MATERIAL SUPPLIED:

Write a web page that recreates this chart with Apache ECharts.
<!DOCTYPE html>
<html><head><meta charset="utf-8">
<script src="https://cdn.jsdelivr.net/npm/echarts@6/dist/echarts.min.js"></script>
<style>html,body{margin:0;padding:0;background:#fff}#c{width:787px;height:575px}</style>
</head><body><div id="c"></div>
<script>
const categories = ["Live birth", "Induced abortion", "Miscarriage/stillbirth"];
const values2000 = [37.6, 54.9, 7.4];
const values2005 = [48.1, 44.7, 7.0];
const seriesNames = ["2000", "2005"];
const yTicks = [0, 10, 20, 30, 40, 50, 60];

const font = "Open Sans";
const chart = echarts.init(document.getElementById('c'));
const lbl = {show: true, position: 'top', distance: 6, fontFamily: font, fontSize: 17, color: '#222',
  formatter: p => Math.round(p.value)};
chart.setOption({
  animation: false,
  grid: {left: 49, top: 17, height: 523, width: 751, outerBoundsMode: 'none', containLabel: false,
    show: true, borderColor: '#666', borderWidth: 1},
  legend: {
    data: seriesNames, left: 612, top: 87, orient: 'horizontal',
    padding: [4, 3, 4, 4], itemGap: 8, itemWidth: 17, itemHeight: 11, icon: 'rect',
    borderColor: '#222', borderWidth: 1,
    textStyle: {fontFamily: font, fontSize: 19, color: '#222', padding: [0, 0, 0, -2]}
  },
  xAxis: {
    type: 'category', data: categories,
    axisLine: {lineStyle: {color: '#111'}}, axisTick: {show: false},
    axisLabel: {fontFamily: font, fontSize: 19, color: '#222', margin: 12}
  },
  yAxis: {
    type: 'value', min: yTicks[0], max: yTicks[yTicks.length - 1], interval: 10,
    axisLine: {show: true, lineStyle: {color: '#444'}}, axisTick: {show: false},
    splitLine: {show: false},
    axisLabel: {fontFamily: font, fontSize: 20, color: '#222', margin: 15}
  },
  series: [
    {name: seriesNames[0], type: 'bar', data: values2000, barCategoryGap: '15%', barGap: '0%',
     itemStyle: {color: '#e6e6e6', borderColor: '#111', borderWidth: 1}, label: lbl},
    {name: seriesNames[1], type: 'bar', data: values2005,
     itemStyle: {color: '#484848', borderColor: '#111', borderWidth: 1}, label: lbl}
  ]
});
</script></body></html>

---

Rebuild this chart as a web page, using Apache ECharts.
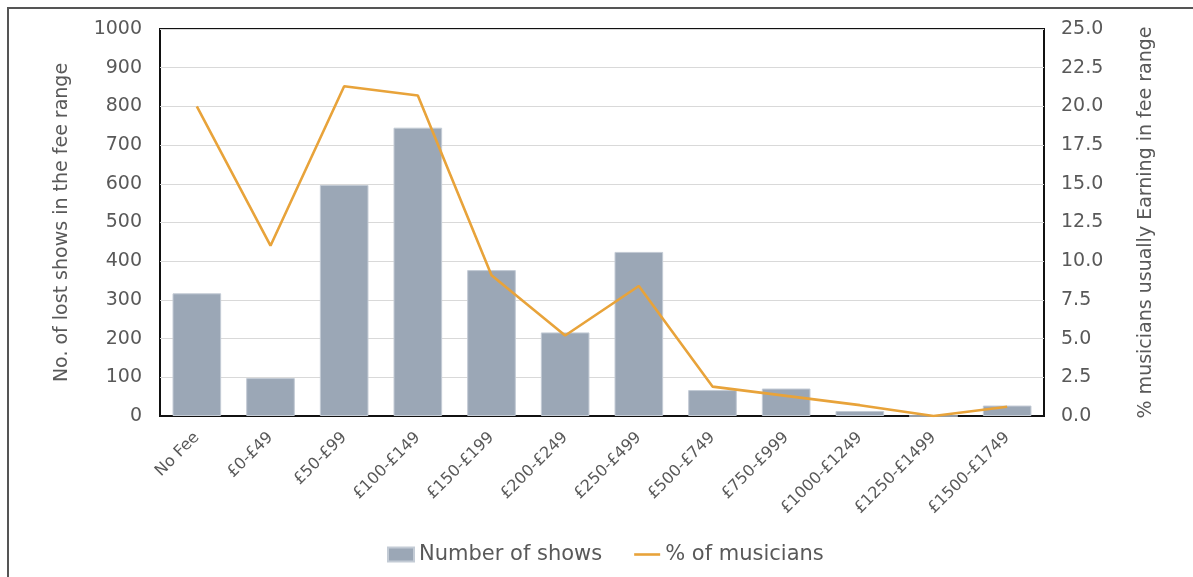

WRITTEN EXERCISE:
Lines containing "page" are to be counted. State the total and add nothing.

THE COMPLETED TASK:
2